Ebook The Indian Ocean Tsunami: Economic Impact, Disaster Management and Lessons
With a death toll of about 350 thousand, the Indian Ocean tsunami caused by the deep-sea earthquake near northern Sumatra on 26 December 2004 is by far the worst natural disaster of that kind in the recoded human history. Quite apart from the sheer number of deaths, the Indian Ocean tsunami has at least two unique features, which make it a valuable laboratory for the study of disaster management issues in the new millennium.
First, it is the world’s first truly global disaster, with lives shattered in a dozen of countries in two different continents. Second, the response to the disaster has also been global in a way rarely seen before, with tens of millions of ordinary citizens reaching into their pockets to send aid, in addition to donor governments and agencies. In some donor nations such as the UK, USA, Italy and Germany private donations surpassed the sizable government aid commitments and for the first time corporate donors figured prominently among private donors.
The first feature, the vast geographic spread of the disaster, produced a huge logistic challenge for international organizations and aid agencies. It also rekindled international interest is in setting up a global disaster monitoring system and other cooperative initiatives to increasing public awareness of calamities of this nature at the global and regional level.

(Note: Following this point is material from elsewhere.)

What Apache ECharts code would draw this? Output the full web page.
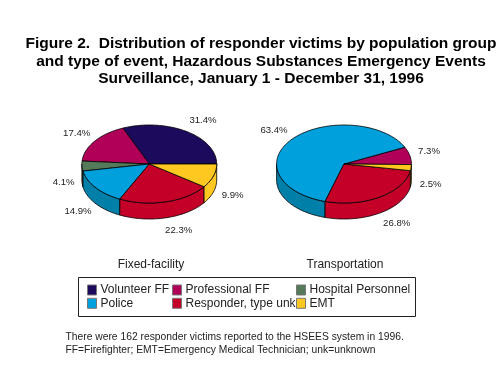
<!DOCTYPE html>
<html><head><meta charset="utf-8">
<style>html,body{margin:0;padding:0;background:#fff}#c{width:500px;height:387px}</style>
<script src="https://cdn.jsdelivr.net/npm/echarts@6/dist/echarts.min.js"></script>
</head><body><div id="c"></div>
<script>
const categories = ['Volunteer FF','Professional FF','Hospital Personnel','Police','Responder, type unk','EMT'];
const fixedFacility = {'Volunteer FF':31.4,'EMT':9.9,'Responder, type unk':22.3,'Police':14.9,'Hospital Personnel':4.1,'Professional FF':17.4};
const transportation = {'Police':63.4,'Professional FF':7.3,'EMT':2.5,'Responder, type unk':26.8};
const pieTitles = ['Fixed-facility','Transportation'];
const titleLines = ['Figure 2.  Distribution of responder victims by population group','and type of event, Hazardous Substances Emergency Events','Surveillance, January 1 - December 31, 1996'];
const noteLines = ['There were 162 responder victims reported to the HSEES system in 1996.','FF=Firefighter; EMT=Emergency Medical Technician; unk=unknown'];

const topColors = {'Volunteer FF':'#1c0a5c','Professional FF':'#b00058','Hospital Personnel':'#557a5a','Police':'#00a0dc','Responder, type unk':'#c40028','EMT':'#ffc820'};
const sideColors = {'Volunteer FF':'#150748','Professional FF':'#8c0046','Hospital Personnel':'#3f5c44','Police':'#0080a8','Responder, type unk':'#c40028','EMT':'#ffc820'};

const pies = [
  {values:fixedFacility, cx:149.3, start:-23.04,
   order:['Volunteer FF','EMT','Responder, type unk','Police','Hospital Personnel','Professional FF'],
   labelPos:{'Volunteer FF':[203,120.5],'EMT':[232.7,195.8],'Responder, type unk':[178.7,230],'Police':[78,211.5],'Hospital Personnel':[63.7,182.8],'Professional FF':[76.7,133.5]}},
  {values:transportation, cx:344, start:196.3,
   order:['Police','Professional FF','EMT','Responder, type unk'],
   labelPos:{'Police':[274,130.2],'Professional FF':[429,151.5],'EMT':[430.7,184],'Responder, type unk':[396.7,223.5]}}
];
const CY=164, RX=67.4, RY=39, DEPTH=16;

function pt(cx,deg,dy){const r=deg*Math.PI/180;return [cx+RX*Math.sin(r),CY-RY*Math.cos(r)+(dy||0)];}
function arc(cx,a,b,dy){const n=Math.max(2,Math.ceil((b-a)/2)),o=[];for(let i=0;i<=n;i++)o.push(pt(cx,a+(b-a)*i/n,dy));return o;}

function renderSlice(name){
  return function(params,api){
    const p=pies[api.value(0)], children=[];
    let a=p.start;
    for(const n of p.order){
      const sweep=p.values[n]*3.6;
      if(n===name){
        const b=a+sweep;
        for(const k of [0,360]){
          const s=Math.max(a,90+k), e=Math.min(b,270+k);
          if(e-s>1){
            const top=arc(p.cx,s,e,0), bot=arc(p.cx,s,e,DEPTH).reverse();
            children.push({type:'polygon',shape:{points:top.concat(bot)},style:{fill:sideColors[n],stroke:'#000',lineWidth:0.8}});
          }
        }
        children.push({type:'polygon',shape:{points:[[p.cx,CY]].concat(arc(p.cx,a,b,0))},style:{fill:topColors[n],stroke:'#000',lineWidth:0.8,lineJoin:'round'}});
        children.push({type:'text',style:{text:p.values[n].toFixed(1)+'%',x:p.labelPos[n][0],y:p.labelPos[n][1],fill:'#222',font:'9.6px "Liberation Sans"',textAlign:'center',textVerticalAlign:'middle'}});
      }
      a+=sweep;
    }
    return {type:'group',children};
  };
}

const series=categories.map(name=>({
  type:'custom',name,coordinateSystem:'none',
  itemStyle:{color:topColors[name]},
  silent:true,animation:false,
  data:pies.map((p,i)=>[i,p.values[name]]).filter(d=>d[1]!==undefined),
  renderItem:renderSlice(name)
}));

const legendBase={orient:'vertical',padding:0,itemWidth:9,itemHeight:10,itemGap:1.3,selectedMode:false,icon:'rect',
  itemStyle:{borderColor:'#777',borderWidth:1},
  textStyle:{fontFamily:'Liberation Sans',fontSize:12,color:'#222',padding:[0,0,2,-1]},top:284};

const option={
  animation:false,backgroundColor:'#fff',
  title:[
    {text:titleLines.join('\n'),left:261,top:35,padding:0,textAlign:'center',textStyle:{fontFamily:'Liberation Sans',fontSize:15.5,fontWeight:'bold',color:'#000',lineHeight:17.5}},
    {text:pieTitles[0],left:151,top:259,padding:0,textAlign:'center',textStyle:{fontFamily:'Liberation Sans',fontSize:12,fontWeight:'normal',color:'#222'}},
    {text:pieTitles[1],left:345,top:259,padding:0,textAlign:'center',textStyle:{fontFamily:'Liberation Sans',fontSize:12,fontWeight:'normal',color:'#222'}},
    {text:noteLines.join('\n'),left:65.5,top:330,padding:0,textStyle:{fontFamily:'Liberation Sans',fontSize:10.3,fontWeight:'normal',color:'#222',lineHeight:13.7}}
  ],
  legend:[
    Object.assign({},legendBase,{left:87,data:['Volunteer FF','Police']}),
    Object.assign({},legendBase,{left:172,data:['Professional FF','Responder, type unk']}),
    Object.assign({},legendBase,{left:296,data:['Hospital Personnel','EMT']})
  ],
  graphic:[{type:'rect',shape:{x:78.5,y:277.5,width:337,height:39},style:{fill:'none',stroke:'#222',lineWidth:1}}],
  series
};
echarts.init(document.getElementById('c'),null,{renderer:'canvas'}).setOption(option);
</script></body></html>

The second feature, massive tsunami aid flows, has drawn attention to a number of new issues of international aid operations, including avoiding duplication of tasks, setting up procedures for translating aid pledges into actual aid flows and finding ways and means of avoiding untoward effects of massive aid inflows in an unplanned fashion to the affected countries. The unprecedented preference shown by individual donors to informal private channels has thrown into sharper relief the veining public confidence in aid organizations and receiving-country governments.
In addition, the devastation caused by the tsunami has begun to reveal a close connection between the magnitude of the damage caused by the killer waves and the violation of environmental regulations in the affected countries. Although the height of the waves and their global spread were purely the work of nature, there is clear evidence that the sheer number of losses of human lives was partly a result of modern progress, ruthless destruction of natural defenses such as coral forests and mangrove swamps, and building oceanfront hotels and villas in violation of coastal conservation legislation.
The purpose this paper is to document the nature and extent of the disaster, and to undertake a preliminary analysis of the economic impact and disaster management process in the immediate aftermaths of the disaster, in order to set the stage for deeper analysis of these and related issues. The paper is arranged in three main sections. It begins with a broad-brush picture of the tsunami disaster the nature and extent of the calamity and the international donor response from a comparative perspective.
The next two sections contain case studies of the two worst affected countries Indonesia (Aceh province) and Sri Lanka. The case studies follow a common format, focusing in turn on the history of natural dissenters and the preparedness (or rather lack of it) for facing them, the economic impact of the tsunami and the crisis management experience to date. The final section summarizes the key findings and policy lessons.